Short task: Write out every line of the material as it stands, apart from the pictures.

>> Begin

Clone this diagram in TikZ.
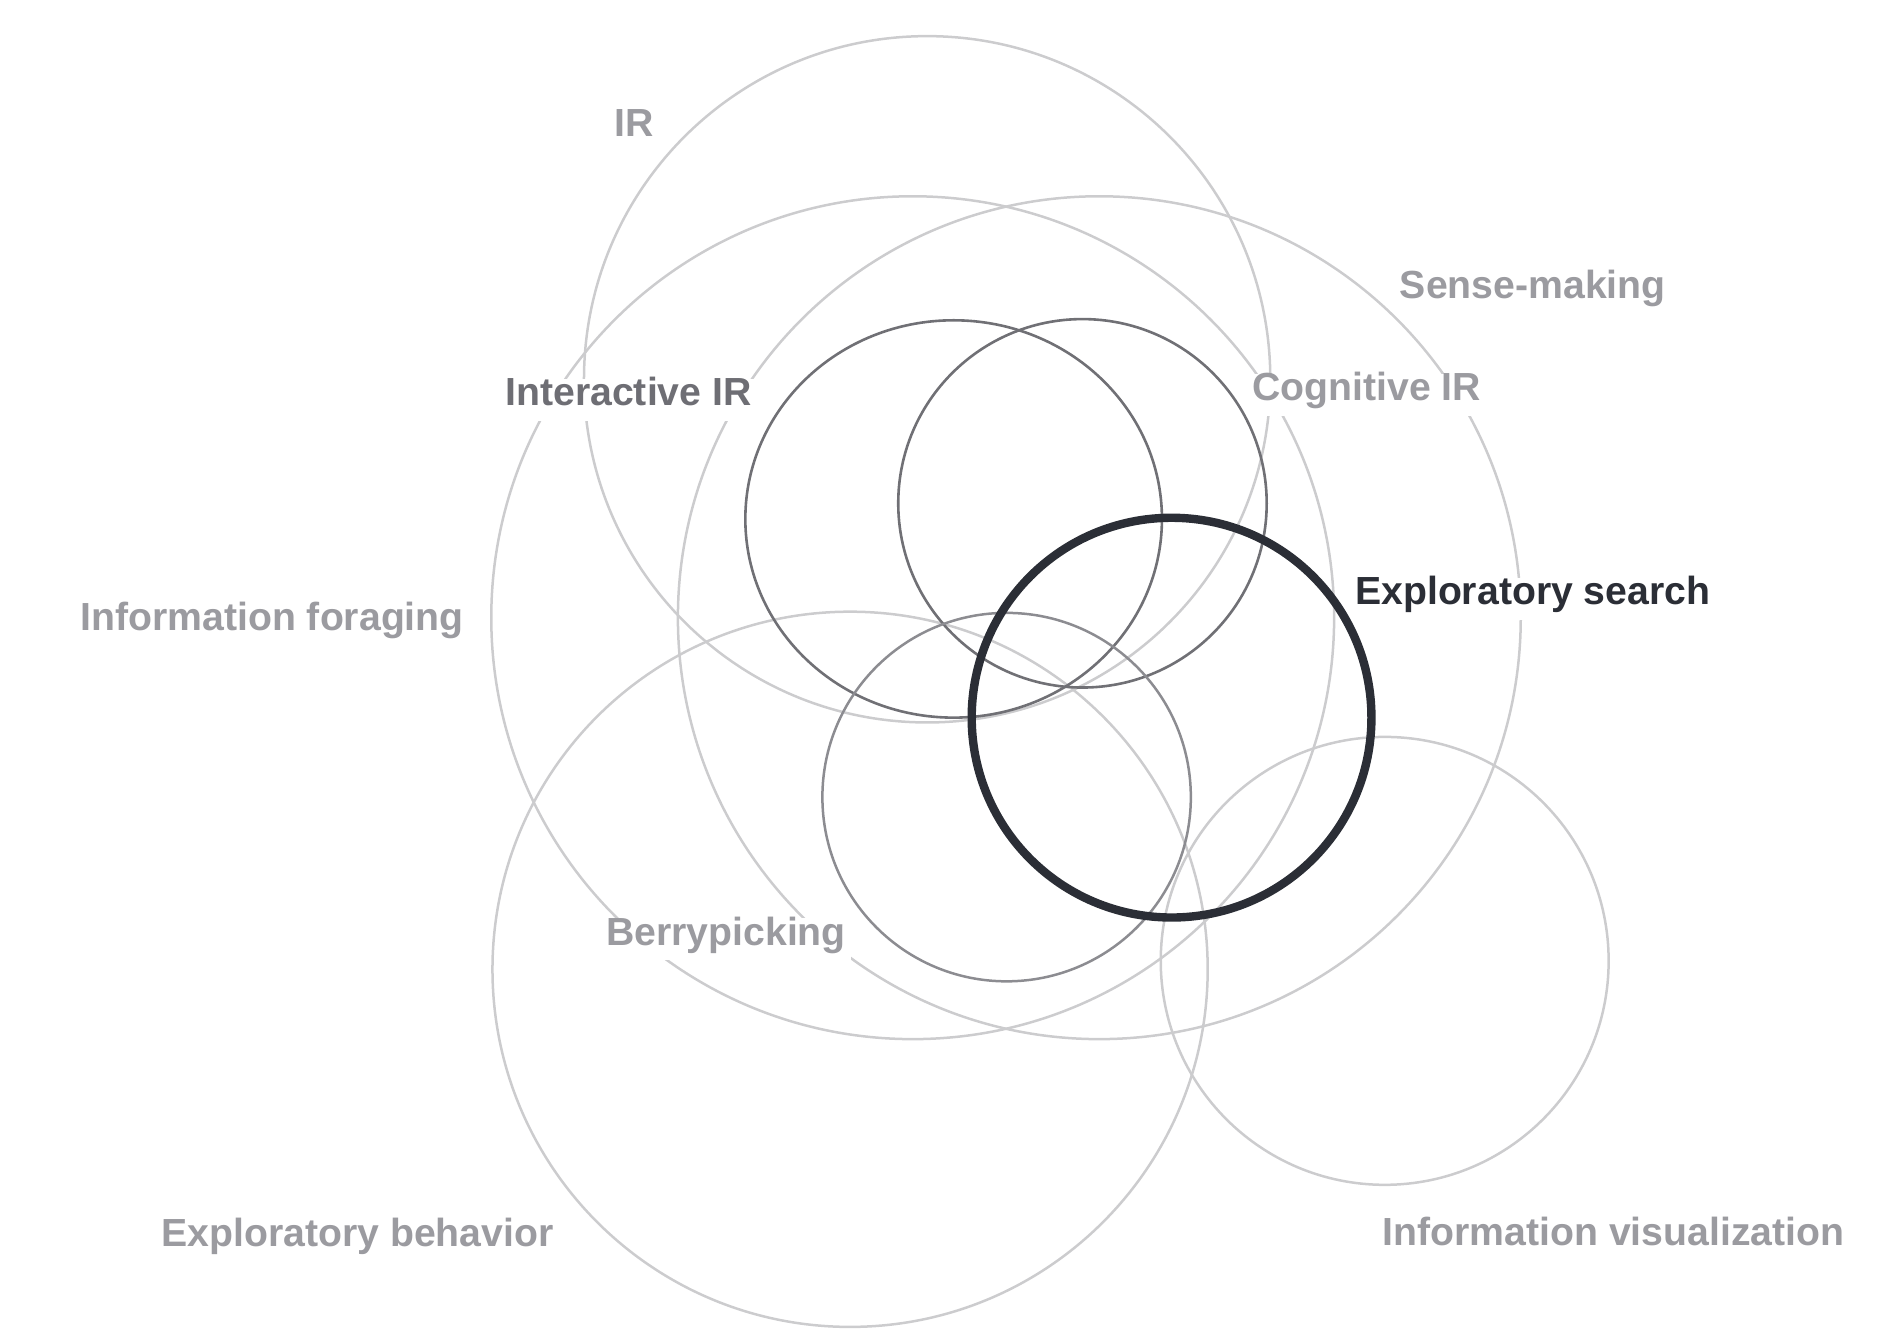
\documentclass[tikz,border=0pt]{standalone}
\usepackage{fontspec}
\setmainfont{Liberation Sans}
\usepackage{tikz}
\usetikzlibrary{positioning}
\definecolor{ringlight}{RGB}{204,204,206}
\definecolor{ringmid}{RGB}{140,140,145}
\definecolor{ringdark}{RGB}{112,112,117}
\definecolor{inkdark}{RGB}{43,46,54}
\definecolor{labellight}{RGB}{155,155,160}
\definecolor{labelmid}{RGB}{110,110,116}

\begin{document}
\begin{tikzpicture}[
  x=0.602pt, y=-0.602pt,
  font=\fontsize{19.6}{23}\selectfont\bfseries,
  ring/.style={draw=ringlight, line width=1.25pt},
  ringm/.style={draw=ringmid, line width=1.25pt},
  ringd/.style={draw=ringdark, line width=1.3pt},
  ringx/.style={draw=inkdark, line width=4.2pt},
  tag/.style={fill=white, inner xsep=2.5pt, inner ysep=5pt, anchor=base, text height=1.6ex, text depth=0.5ex, text=labellight}
]
\useasboundingbox (0,0) rectangle (1568,1106);
% outer circles
\draw[ring] (770,315) circle[radius=285];
\draw[ring] (758,513) circle[radius=350];
\draw[ring] (913,513) circle[radius=350];
\draw[ring] (706,805) circle[radius=297];
\draw[ring] (1150,798) circle[radius=186];
% labels
\node[tag] (ir) at (527,113) {IR};
\node[tag] (sense) at (1273,248) {Sense-making};
\node[tag, text=labelmid] (interactive) at (522,337) {Interactive IR};
\node[tag] (cognitive) at (1135,333) {Cognitive IR};
\node[tag, text=inkdark] (exploratory) at (1273,502) {Exploratory search};
\node[tag] (foraging) at (226,524) {Information foraging};
\node[tag] (berry) at (603,785) {Berrypicking};
\node[tag] (behavior) at (297,1035) {Exploratory behavior};
\node[tag] (infovis) at (1340,1034) {Information visualization};
% inner circles
\draw[ringd] (792,431) ellipse[x radius=173, y radius=165];
\draw[ringd] (899,418) circle[radius=153];
\draw[ringm] (836,662) circle[radius=153];
\draw[ringx] (973,596) circle[radius=166];
\end{tikzpicture}
\end{document}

>> End

Final answer:
Clone this diagram in TikZ.
\documentclass[tikz,border=0pt]{standalone}
\usepackage{fontspec}
\setmainfont{Liberation Sans}
\usepackage{tikz}
\usetikzlibrary{positioning}
\definecolor{ringlight}{RGB}{204,204,206}
\definecolor{ringmid}{RGB}{140,140,145}
\definecolor{ringdark}{RGB}{112,112,117}
\definecolor{inkdark}{RGB}{43,46,54}
\definecolor{labellight}{RGB}{155,155,160}
\definecolor{labelmid}{RGB}{110,110,116}

\begin{document}
\begin{tikzpicture}[
  x=0.602pt, y=-0.602pt,
  font=\fontsize{19.6}{23}\selectfont\bfseries,
  ring/.style={draw=ringlight, line width=1.25pt},
  ringm/.style={draw=ringmid, line width=1.25pt},
  ringd/.style={draw=ringdark, line width=1.3pt},
  ringx/.style={draw=inkdark, line width=4.2pt},
  tag/.style={fill=white, inner xsep=2.5pt, inner ysep=5pt, anchor=base, text height=1.6ex, text depth=0.5ex, text=labellight}
]
\useasboundingbox (0,0) rectangle (1568,1106);
% outer circles
\draw[ring] (770,315) circle[radius=285];
\draw[ring] (758,513) circle[radius=350];
\draw[ring] (913,513) circle[radius=350];
\draw[ring] (706,805) circle[radius=297];
\draw[ring] (1150,798) circle[radius=186];
% labels
\node[tag] (ir) at (527,113) {IR};
\node[tag] (sense) at (1273,248) {Sense-making};
\node[tag, text=labelmid] (interactive) at (522,337) {Interactive IR};
\node[tag] (cognitive) at (1135,333) {Cognitive IR};
\node[tag, text=inkdark] (exploratory) at (1273,502) {Exploratory search};
\node[tag] (foraging) at (226,524) {Information foraging};
\node[tag] (berry) at (603,785) {Berrypicking};
\node[tag] (behavior) at (297,1035) {Exploratory behavior};
\node[tag] (infovis) at (1340,1034) {Information visualization};
% inner circles
\draw[ringd] (792,431) ellipse[x radius=173, y radius=165];
\draw[ringd] (899,418) circle[radius=153];
\draw[ringm] (836,662) circle[radius=153];
\draw[ringx] (973,596) circle[radius=166];
\end{tikzpicture}
\end{document}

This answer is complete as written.